Le troisième fut Abdoul Khadri Ibn Mouhahamed Al Habihadi. Ce dernier était, déjà, décédé. Le Cheikh (Ra), arrivé à son mausolée, y resta cinq ans comme il est dit dans Jawâhir al Ma’âni, la livre de référence de la tarîqa tidjâne, écrit par le célèbre Sidy Hajj Ali Haarazim. Par la suite, il lui transmit par la voie isthmique «Mitfahou taslimi» («la clef de la soumission»).
Enfin, le quatrième homme fut Ahmad Ibn Abdallahi Al Hindi. Nous relaterons sa rencontre avec le Cheikh (Ra) plus loin.
Poursuivant son parcours, le Cheikh (Ra) se rendit à Tlimicen (Algérie) où il passa un bon bout de temps en se purifiant et en se cristallisant. Ce fut, pendant ce séjour, qu’il fit la connaissance d’un natif de cette ville qui s’appelle Sidy Tahara Boun Taîbata. Ils se lièrent d’amitié et restèrent ensemble jusqu’à la naissance du tidjânisme. Ce privilège de premier compagnon du Cheikh (Ra) donna, à ce dernier, des titres qui lui furent propres, comme nous allons les voir plus loin. En 1186, le Cheikh (Ra) décida d’effectuer le pèlerinage mais dans ses méditations mystiques, il avait vu qu’il devait, d’abord, se rendre au Caire avant d’aller à la terre sainte. En y arrivant, lui et son compagnon, ils furent accueillis par Mahmoudou Al Kurdî, surnommé «A tawdou a samikhou» ou la colline élevée car, à cette époque, il était l’un des pôles du mysticisme transcendantal. Dès leur première rencontre, il lui posa la question suivante : «Quel est ton objectif ?» Le Cheikh (Ra) répondit : «Mon vœu est d’être le Pôle qui cerne les sciences de la raison et de la foi». A cela, Mahmoudou Al Kurdî répondit : «Tu auras plus que cela». Puis il y ajouta : «Repasse me voir après ton pèlerinage vu que nous avons d’autres choses à nous dire.»

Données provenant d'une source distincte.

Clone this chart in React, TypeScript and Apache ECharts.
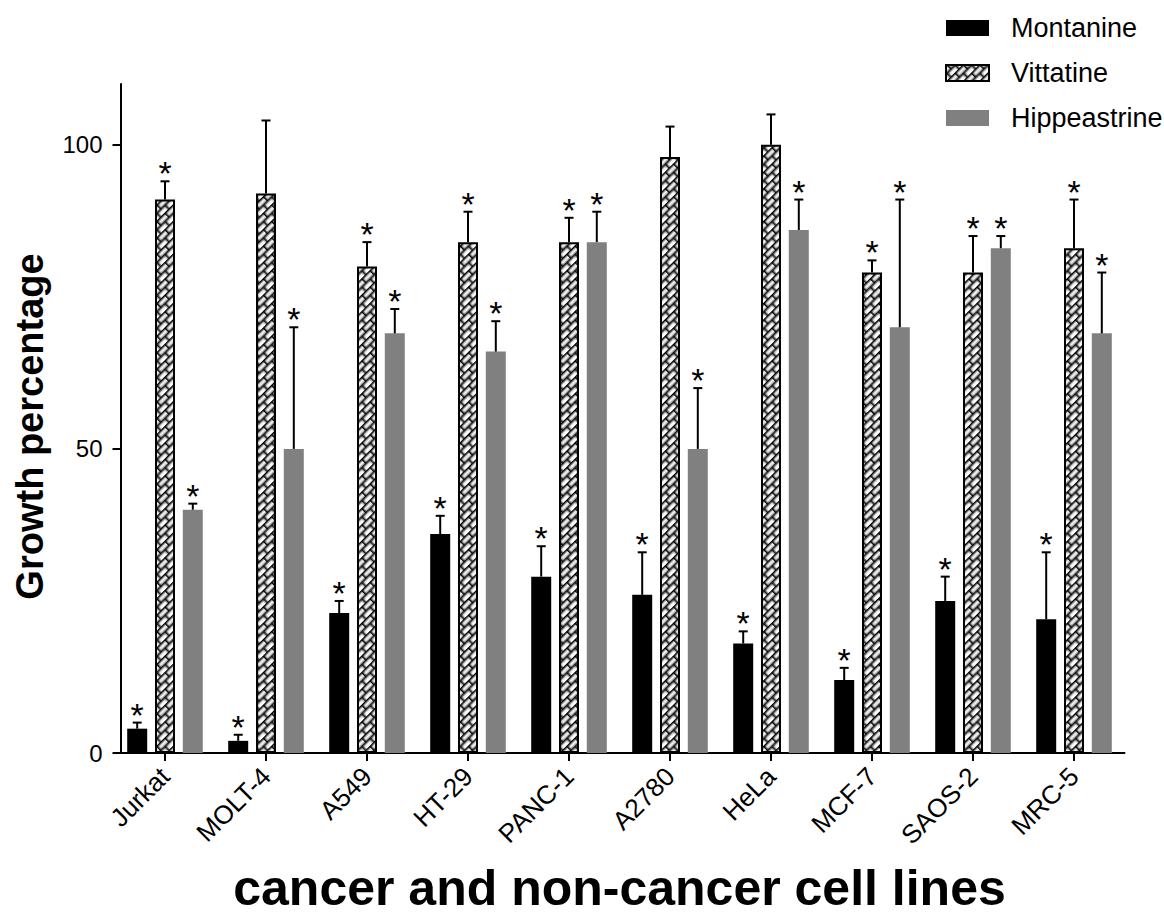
import { useEffect, useRef } from 'react';
import * as echarts from 'echarts';

const categories = ['Jurkat', 'MOLT-4', 'A549', 'HT-29', 'PANC-1', 'A2780', 'HeLa', 'MCF-7', 'SAOS-2', 'MRC-5'];
const seriesNames = ['Montanine', 'Vittatine', 'Hippeastrine'];

const montanine = [4, 2, 23, 36, 29, 26, 18, 12, 25, 22];
const montanineErr = [1, 1, 2, 3, 5, 7, 2, 2, 4, 11];
const montanineSig = [1, 1, 1, 1, 1, 1, 1, 1, 1, 1];

const vittatine = [91, 92, 80, 84, 84, 98, 100, 79, 79, 83];
const vittatineErr = [3, 12, 4, 5, 4, 5, 5, 2, 6, 8];
const vittatineSig = [1, 0, 1, 1, 1, 0, 0, 1, 1, 1];

const hippeastrine = [40, 50, 69, 66, 84, 50, 86, 70, 83, 69];
const hippeastrineErr = [1, 20, 4, 5, 5, 10, 5, 21, 2, 10];
const hippeastrineSig = [1, 1, 1, 1, 1, 1, 1, 1, 1, 1];

const yTicks = [0, 50, 100];
const yMax = 110;

const FONT = '"Liberation Sans", Arial, Helvetica, sans-serif';
const BAR_W = 20;
const BAR_GAP = 0.39;

function makeHatchURL(): string {
  const c = document.createElement('canvas');
  c.width = 8;
  c.height = 8;
  const ctx = c.getContext('2d')!;
  ctx.fillStyle = '#fff';
  ctx.fillRect(0, 0, 8, 8);
  ctx.strokeStyle = '#000';
  ctx.lineWidth = 1.4;
  ctx.lineCap = 'square';
  ctx.beginPath();
  ctx.moveTo(0, 0.5); ctx.lineTo(8, 0.5);
  ctx.moveTo(0, 4.5); ctx.lineTo(8, 4.5);
  ctx.moveTo(0.5, 0); ctx.lineTo(0.5, 4.5);
  ctx.moveTo(4.5, 4.5); ctx.lineTo(4.5, 8);
  ctx.stroke();
  return c.toDataURL();
}

export default function App() {
  const ref = useRef<HTMLDivElement>(null);
  useEffect(() => {
    if (!ref.current) return;
    const chart = echarts.init(ref.current, undefined, { renderer: 'svg' });
    const hatch: any = {
      image: makeHatchURL(),
      imageWidth: 8,
      imageHeight: 8,
      repeat: 'repeat',
      rotation: -Math.PI / 4,
      scaleX: 1.45,
      scaleY: 1.45,
    };

    const errSeries = (s: number, means: number[], errs: number[], sigs: number[]) => ({
      type: 'custom',
      name: seriesNames[s] + ' SD',
      z: 5,
      silent: true,
      encode: { x: 0, y: 1 },
      data: means.map((m, i) => [i, m, errs[i], sigs[i]]),
      renderItem: (_params: any, api: any) => {
        const i = api.value(0);
        const m = api.value(1);
        const e = api.value(2);
        const sig = api.value(3);
        const off = (s - 1) * BAR_W * (1 + BAR_GAP);
        const p0 = api.coord([i, m]);
        const p1 = api.coord([i, m + e]);
        const x = p0[0] + off;
        const children: any[] = [
          { type: 'line', shape: { x1: x, y1: p0[1], x2: x, y2: p1[1] }, style: { stroke: '#000', lineWidth: 2 } },
          { type: 'line', shape: { x1: x - 4.5, y1: p1[1], x2: x + 4.5, y2: p1[1] }, style: { stroke: '#000', lineWidth: 2 } },
        ];
        if (sig) {
          children.push({
            type: 'text',
            x,
            y: p1[1] - 8,
            style: { text: '*', fontSize: 34, fontFamily: FONT, fill: '#000', align: 'center', verticalAlign: 'middle' },
          });
        }
        return { type: 'group', children };
      },
    });

    chart.setOption({
      animation: false,
      backgroundColor: '#fff',
      legend: {
        data: seriesNames,
        orient: 'vertical',
        left: 945,
        top: 14.5,
        padding: 0,
        itemWidth: 43,
        itemHeight: 16,
        itemGap: 18,
        icon: 'rect',
        textStyle: { fontSize: 27, fontFamily: FONT, color: '#000', lineHeight: 27, padding: [0, 0, 0, 17] },
      },
      grid: { left: 114.5, right: 39.5, top: 84, bottom: 164, containLabel: false },
      xAxis: {
        type: 'category',
        data: categories,
        name: 'cancer and non-cancer cell lines',
        nameLocation: 'middle',
        nameGap: 110,
        nameTextStyle: { fontSize: 50, fontWeight: 'bold', fontFamily: FONT, color: '#000' },
        axisLine: { show: true, lineStyle: { color: '#000', width: 2 } },
        axisTick: { show: true, alignWithLabel: true, length: 8, lineStyle: { color: '#000', width: 2 } },
        axisLabel: { interval: 0, rotate: 45, margin: 19, fontSize: 26, fontFamily: FONT, color: '#000' },
      },
      yAxis: {
        type: 'value',
        min: 0,
        max: yMax,
        interval: 50,
        offset: -6,
        name: 'Growth percentage',
        nameLocation: 'middle',
        nameGap: 72,
        nameTextStyle: { fontSize: 38, fontWeight: 'bold', fontFamily: FONT, color: '#000', padding: [0, 16, 0, 0] },
        axisLine: { show: true, lineStyle: { color: '#000', width: 2 } },
        axisTick: { show: true, length: 8, lineStyle: { color: '#000', width: 2 }, customValues: yTicks },
        axisLabel: { fontSize: 24, fontFamily: FONT, color: '#000', margin: 18, customValues: yTicks },
        splitLine: { show: false },
      },
      series: [
        {
          type: 'bar',
          name: 'Montanine',
          data: montanine,
          barWidth: BAR_W,
          barGap: `${BAR_GAP * 100}%`,
          itemStyle: { color: '#000' },
        },
        {
          type: 'bar',
          name: 'Vittatine',
          data: vittatine,
          barWidth: BAR_W,
          barGap: `${BAR_GAP * 100}%`,
          itemStyle: { color: hatch, borderColor: '#000', borderWidth: 2 },
        },
        {
          type: 'bar',
          name: 'Hippeastrine',
          data: hippeastrine,
          barWidth: BAR_W,
          barGap: `${BAR_GAP * 100}%`,
          itemStyle: { color: '#808080' },
        },
        errSeries(0, montanine, montanineErr, montanineSig),
        errSeries(1, vittatine, vittatineErr, vittatineSig),
        errSeries(2, hippeastrine, hippeastrineErr, hippeastrineSig),
      ],
    } as any);
    return () => chart.dispose();
  }, []);
  return <div ref={ref} style={{ position: 'absolute', left: 0, top: 0, width: 1164, height: 918 }} />;
}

Une fois à La Mecque, en 1187, il fut informé de la présence, en ces lieux, d’un autre homme accompli qui était le sujet de conversation dans tous les foyers intellectuels. Cet homme était, comme nous l’avons relaté, précédemment, Ahmadou Boun Abdallahi A Hindî. Ils eurent à échanger des correspondances à la suite desquelles l’homme en question lui transmit son testament spirituel dont la teneur, dans Jawâhir al Ma’âni, est : «Anta wârissou ilmî wâ as rârî wa mâ wâhibî wa ane warî» (c’est toi l’héritier de ma science, de mes secrets, de mes dons et de mes lumières). Par la suite, il lui transmit : «Miftahou tatbîkhi» («la clef de l’application») qui fut la dernière des quatre clefs dont le Cheikh (Ra) disposa avant le jour attendu.
Puis, il se rendit à Médine. En rentrant dans le mausolée du Prophète (Saw), il fut accueilli par un saint homme du nom d’Abdoul Karim As Sammân. Ce dernier, après lui avoir décrit tout son parcours, lui dit : «Fais ta ziarra et retourne dans ton pays. Bientôt, le soleil de tes souhaits poindra à l’horizon.» Le Cheikh (Ra) retourna au Caire comme le lui avait suggéré Mahmoudou Al Kurdî qui lui transmit «A tarîkhatou al Khalwatihâtou» («la voie khalwatîya»), en y disant : «Initie les hommes, provisoirement, c’est moi le garant.»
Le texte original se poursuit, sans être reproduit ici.